After a careful year-long search around Canterbury, the partners identified the little-known 15-hectare Lords Bush Reserve near Springfield which held a remnant of the original native forest that once covered the Plains.

"We bought the neighbouring farmlet and put a proposal to DoC to exchange about 15-hectares to make a viable 30-hectare forest regeneration project that the ski area would seek to undertake in the long-term, with the support of skiers and the local community, through an environmental trust.

"This would be in addition to a substantial beech forest replanting project in and around the proposed new ski area and resort village," said Mr Sleigh.

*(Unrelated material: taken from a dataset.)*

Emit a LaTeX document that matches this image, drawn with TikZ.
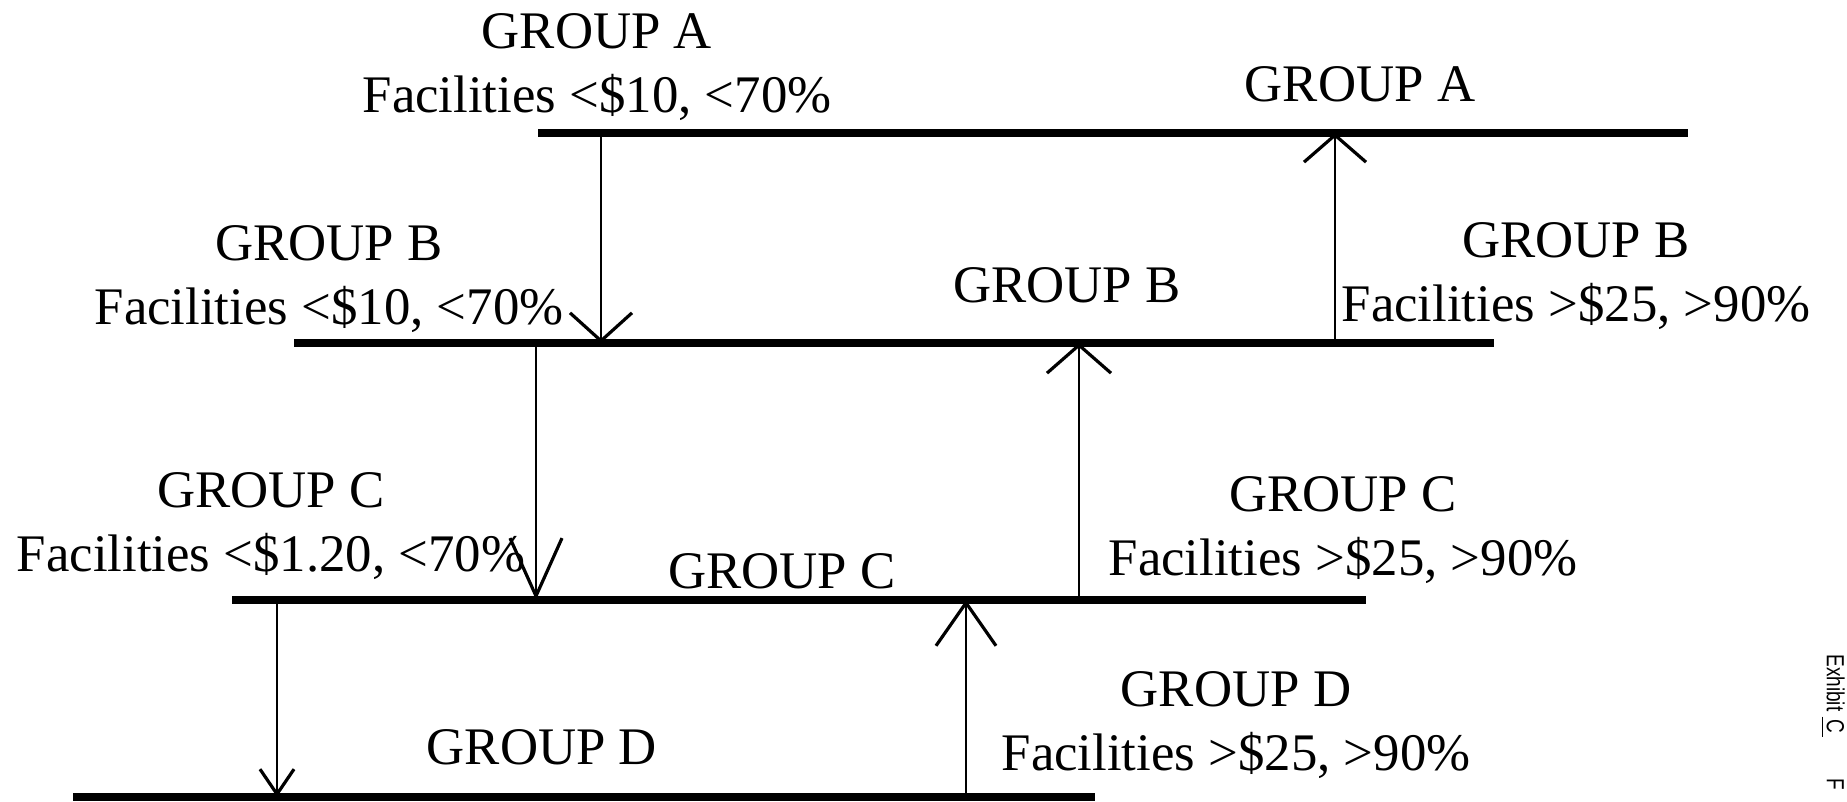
\documentclass[tikz,border=0pt]{standalone}
\usepackage{fontspec}
\setmainfont{Liberation Serif}
\setsansfont{Liberation Sans}
\usetikzlibrary{arrows.meta}

\begin{document}
\begin{tikzpicture}[x=0.5pt,y=-0.5pt,
  level/.style={line width=3.8pt},
  flow/.style 2 args={line width=1pt,-{Straight Barb[length=#1,width=#2,line width=1.6pt]}},
  lbl/.style={font=\fontsize{26.4}{32}\selectfont,inner sep=0pt,align=center}]
  \useasboundingbox (0,0) rectangle (1847,802);

  % ends of the levels
  \coordinate (aW) at (538,133); \coordinate (aE) at (1688,133);
  \coordinate (bW) at (294,343); \coordinate (bE) at (1494,343);
  \coordinate (cW) at (232,600); \coordinate (cE) at (1366,600);
  \coordinate (dW) at (73,797);  \coordinate (dE) at (1095,797);

  % feet of the moves
  \coordinate (ab1) at (601,133);  \coordinate (ab2) at (601,343);
  \coordinate (bc1) at (536,343);  \coordinate (bc2) at (536,600);
  \coordinate (cd1) at (277,600);  \coordinate (cd2) at (277,797);
  \coordinate (dc1) at (966,797);  \coordinate (dc2) at (966,600);
  \coordinate (cb1) at (1079,600); \coordinate (cb2) at (1079,343);
  \coordinate (ba1) at (1335,343); \coordinate (ba2) at (1335,133);

  \draw[flow={14pt}{31pt}] (ab1) -- (ab2);
  \draw[flow={29pt}{26pt}] (bc1) -- (bc2);
  \draw[flow={12.5pt}{17pt}] (cd1) -- (cd2);
  \draw[flow={21.5pt}{30pt}] (dc1) -- (dc2);
  \draw[flow={14pt}{32pt}] (cb1) -- (cb2);
  \draw[flow={13.5pt}{31pt}] (ba1) -- (ba2);

  \draw[level] (aW) -- (aE);
  \draw[level] (bW) -- (bE);
  \draw[level] (cW) -- (cE);
  \draw[level] (dW) -- (dE);

  % names on the levels
  \node[lbl,anchor=base] (na) at (1360,102) {GROUP A};
  \node[lbl,anchor=base] (nb) at (1067,303) {GROUP B};
  \node[lbl,anchor=base] (nc) at (782,588) {GROUP C};
  \node[lbl,anchor=base] (nd) at (542,764) {GROUP D};

  % going down
  \node[lbl] (la) at (597,67) {GROUP A\\Facilities <\$10, <70\%};
  \node[lbl] (lb) at (329,279) {GROUP B\\Facilities <\$10, <70\%};
  \node[lbl] (lc) at (271,526) {GROUP C\\Facilities <\$1.20, <70\%};

  % going up
  \node[lbl] (rb) at (1576,276) {GROUP B\\Facilities >\$25, >90\%};
  \node[lbl] (rc) at (1343,530) {GROUP C\\Facilities >\$25, >90\%};
  \node[lbl] (rd) at (1236,725) {GROUP D\\Facilities >\$25, >90\%};

  \node[font=\sffamily\fontsize{9.5}{11}\selectfont,rotate=-90,anchor=west,inner sep=0pt]
    (exh) at (1833,654) {\scalebox{1}[1.3]{Exhibit \underline{\,C\,}\hspace{21pt}F}};
\end{tikzpicture}
\end{document}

In a recent public presentation to the Canterbury Aoraki Conservation Board, Mr Sleigh had said that so far there had been an encouraging response from DoC to the freeholding proposal and he was hopeful of reaching an agreement".

Talks were also proceeding with DoC about expanding the ski area into the neighbouring Crystal Valley, which was larger, sunnier, had a longer ski season, and had better skiing for family intermediate skiers than the Porters Basin. (When looking up to the existing ski area, Crystal Valley is to the right).

If approvals and local authority consents were gained, the expanded ski area would be about the size of Cardrona or Mt Hutt, with snow-making on all main trails and with modern lifts including a gondola rising from within the proposed year-round village resort.

"As a gondola lift goes, it's not a long run to the top of Crystal Valley and gondola access to the ski area and snowmaking on main trails would mean we would no longer need the mountain access road, reducing even further our carbon footprint," said Mr Sleigh.

"Skiers would have a straight run on sealed roads to the carparks from Christchurch and the airport. However, we're taking just one step at a time and have got a lot of planning work to do before we're in a position to be applying for local authority consents."

Mr Sleigh said that if the current early concepts came to fruition, a ski area and year-round resort village of this kind would generate about 400 seasonal jobs and about 35 permanent jobs.

"By and large, responsibly managed ski areas are seen as benefiting a community but they do need to earn the support of their community which I think Porters has done to date.

"We need to stress we are a quite a way off putting forward any proposals to our local and wider community for them to consider.

"There is of course an emphasis on the ski area development. But the key to the project's success is the year-round operation of the proposed Green Star-standard small resort village as an accommodation centre for additional outdoor family activities like mountain biking and hiking.

The expanded ski area would also be a "mothership" for the nearby club ski fields, and their unique skiing and accommodation opportunities would be promoted at Porters, reflecting Porters' long-time commitment to club skiing.

"What makes Porters special is its friendly, family atmosphere based on the club skiing philosophy and we'll never do anything to compromise that," said Mr Sleigh.

The three families involved in Porters Ski Area Ltd are the Sleigh family of Sumner, Christchurch and the Harvey and Bull families of Sydney.